To me, this makes me think that there would be noticeable improvements, but not life changing ones. And it seems like the increase in weight and the decrease in available components might not be worth it… I don’t think it is a clear choice. At some point the increase in rotating weight would outweigh the rollover capabilities… where that threshold is depends on what you’re riding over and how often you’re accelerating and decelerating.

Minimizing acceleration events might make 32ers a more suitable wheel size for gravel bikes, since you’re maintaining a more steady speed, but how often do you really need more than a 29x2.2" tire on a gravel bike? I’d love to get a 32" gravel bike simply to make the bike look less goofy, but I don’t know if it would be a better bike than a 700c one.

This is a great question, and I think that the “Rising Distance” I’m describing is also the horizontal distance between the axle and the point where the contact patch hits. As a result, this number could be used to look at the differences between different wheel sizes.

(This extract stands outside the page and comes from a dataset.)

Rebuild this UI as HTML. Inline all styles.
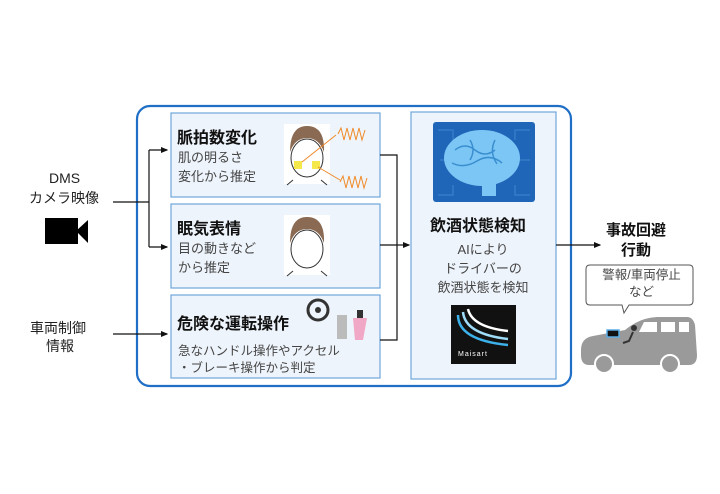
<!DOCTYPE html>
<html><head><meta charset="utf-8"><style>
body{margin:0;background:#fff;}
#c{position:relative;width:720px;height:494px;overflow:hidden;font-family:"Liberation Sans","Noto Sans CJK JP",sans-serif;color:#222;}
.t{position:absolute;white-space:nowrap;}
.b{font-weight:bold;color:#111;}
.g{color:#444;}
</style></head><body><div id="c">
<svg width="720" height="494" style="position:absolute;left:0;top:0">
<defs><marker id="a" markerWidth="6" markerHeight="6" refX="5" refY="3" orient="auto"><path d="M0,0.5 L6,3 L0,5.5z" fill="#111"/></marker></defs>
<rect x="137" y="106" width="434" height="280" rx="13" fill="none" stroke="#1f6fc7" stroke-width="2.2"/>
<rect x="171" y="113" width="209" height="84" fill="#eef4fb" stroke="#6fa6dc" stroke-width="1.2"/>
<rect x="171" y="204" width="209" height="84" fill="#eef4fb" stroke="#6fa6dc" stroke-width="1.2"/>
<rect x="171" y="295" width="209" height="83" fill="#eef4fb" stroke="#6fa6dc" stroke-width="1.2"/>
<rect x="411" y="112" width="145" height="267" fill="#eef4fb" stroke="#6fa6dc" stroke-width="1.2"/>
<g stroke="#111" stroke-width="1.2" fill="none">
<path d="M113 202 H149 M149 150 V247"/>
<path d="M149 150 H167" marker-end="url(#a)"/>
<path d="M149 247 H167" marker-end="url(#a)"/>
<path d="M113 334 H167" marker-end="url(#a)"/>
<path d="M380 155 H397 V340 H380 M380 245 H397"/>
<path d="M397 245 H409" marker-end="url(#a)"/>
<path d="M556 245 H600" marker-end="url(#a)"/>
</g>
<rect x="45" y="218" width="33" height="26" fill="#000"/><path d="M76 231 L88 220 V243z" fill="#000"/>
<!-- brain -->
<rect x="433" y="122" width="102" height="80" rx="3" fill="#1f66b8"/>
<g stroke="#3f86d0" stroke-width="1" fill="none"><path d="M438 130 h15 v10 M530 130 h-15 v10 M438 195 h15 v-10 M530 195 h-15 v-10 M440 160 h8 M520 160 h10"/></g>
<ellipse cx="482" cy="158" rx="38" ry="28" fill="#7cc6f5"/>
<rect x="482" y="178" width="14" height="18" fill="#7cc6f5"/>
<g stroke="#3a8fd0" stroke-width="1.5" fill="none"><path d="M455 150 q10 -8 20 0 t20 0 M452 163 q12 6 25 -2 t25 2 M470 140 q6 10 0 20 M495 140 q-6 12 2 24"/></g>
<rect x="451" y="305" width="65" height="59" fill="#111"/>
<g fill="none" stroke-width="2.5"><path d="M458 315 q0 25 50 30" stroke="#3db2ea"/><path d="M463 312 q2 22 45 27" stroke="#9fdcf7"/><path d="M468 309 q4 18 40 22" stroke="#fff"/></g>
<!-- faces -->
<rect x="284" y="124" width="46" height="60" fill="#fff"/>
<rect x="284" y="215" width="46" height="60" fill="#fff"/>
<g fill="#fff" stroke="#333" stroke-width="1"><ellipse cx="307" cy="158" rx="16" ry="19"/><ellipse cx="307" cy="249" rx="16" ry="19"/></g>
<path d="M290 152 q0-26 17-26 q18 0 17 26 q-5-14-17-14 q-12 0-17 14z" fill="#8a6a52"/>
<path d="M290 243 q0-26 17-26 q18 0 17 26 q-5-14-17-14 q-12 0-17 14z" fill="#8a6a52"/>
<path d="M293 180 l-6 5 M321 180 l6 5 M293 271 l-6 5 M321 271 l6 5" stroke="#333"/>
<rect x="294" y="161" width="8" height="8" fill="#f5e84a"/><rect x="312" y="161" width="8" height="8" fill="#f5e84a"/>
<g stroke="#f08a2a" stroke-width="1" fill="none"><path d="M302 162 L336 135 M318 167 L340 180"/><path d="M338 134 l3 -6 3 12 3 -12 3 12 3 -12 3 12 3 -12 3 12 3-10"/><path d="M340 182 l3 -6 3 12 3 -12 3 12 3 -12 3 12 3 -12 3 12 3-10"/></g>
<circle cx="318" cy="310" r="10" fill="none" stroke="#333" stroke-width="3"/><circle cx="318" cy="310" r="3" fill="#333"/>
<rect x="337" y="315" width="10" height="24" fill="#bbb"/><path d="M353 318 h14 l-4 22 h-8z" fill="#f1a8c6"/><rect x="357" y="310" width="6" height="8" fill="#333"/>
<path d="M590 265 h99 q4 0 4 4 v32 q0 4-4 4 h-60 l-5 8 -2-8 h-32 q-4 0-4-4 v-32 q0-4 4-4z" fill="#fff" stroke="#555" stroke-width="1"/>
<!-- car -->
<path d="M581 350 q0-12 12-14 l32-6 q14-12 32-13 h30 q6 0 8 8 l2 30 q0 10-8 10 h-100 q-8 0-8-10z" fill="#9a9a9a"/>
<g fill="#fff"><path d="M644 322 h13 v10 h-18z"/><rect x="661" y="322" width="14" height="10"/><rect x="679" y="322" width="10" height="10"/></g>
<circle cx="604" cy="364" r="9" fill="#9a9a9a" stroke="#fff" stroke-width="2"/><circle cx="670" cy="364" r="9" fill="#9a9a9a" stroke="#fff" stroke-width="2"/>
<rect x="607" y="330" width="12" height="7" fill="#111" stroke="#5aaee8" stroke-width="1.5"/>
<circle cx="634" cy="328" r="3" fill="#333"/><path d="M633 332 l-4 9 -6 2" stroke="#333" stroke-width="2" fill="none"/>
</svg>
<div class="t" style="left:49px;top:170px;font-size:14px">DMS</div>
<div class="t" style="left:29px;top:188px;font-size:14px">カメラ映像</div>
<div class="t" style="left:30px;top:318px;font-size:14px">車両制御</div>
<div class="t" style="left:46px;top:336px;font-size:14px">情報</div>
<div class="t b" style="left:177px;top:124px;font-size:16px">脈拍数変化</div>
<div class="t g" style="left:178px;top:148px;font-size:13px;line-height:19px">肌の明るさ<br>変化から推定</div>
<div class="t b" style="left:177px;top:215px;font-size:16px">眠気表情</div>
<div class="t g" style="left:178px;top:239px;font-size:13px;line-height:19px">目の動きなど<br>から推定</div>
<div class="t b" style="left:177px;top:310px;font-size:16px">危険な運転操作</div>
<div class="t g" style="left:178px;top:343px;font-size:12.5px;line-height:17px">急なハンドル操作やアクセル<br>・ブレーキ操作から判定</div>
<div class="t b" style="left:430px;top:212px;font-size:16px">飲酒状態検知</div>
<div class="t g" style="left:423px;top:240px;font-size:13px;line-height:19px;text-align:center;width:120px">AIにより<br>ドライバーの<br>飲酒状態を検知</div>
<div class="t" style="left:458px;top:351px;font-size:7px;color:#fff;letter-spacing:1px">Maisart</div>
<div class="t b" style="left:604px;top:221px;font-size:15px;line-height:20px;text-align:center;width:64px">事故回避<br>行動</div>
<div class="t g" style="left:590px;top:267px;font-size:12.5px;line-height:17px;text-align:center;width:103px">警報/車両停止<br>など</div>
</div></body></html>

I think overall, the number that really affects how you stable you feel going over bumps is the angle between your center of weight and your front contact patch. For taller riders, you could use a larger wheel size rather than a longer reach to improve this angle in order to keep the wheelbase in check. To me, that seems like the greatest potential advantage of a larger wheel size. I’ve generated two new charts below to explore this idea however, and it seems like the difference is in the 5-15mm range, so not huge.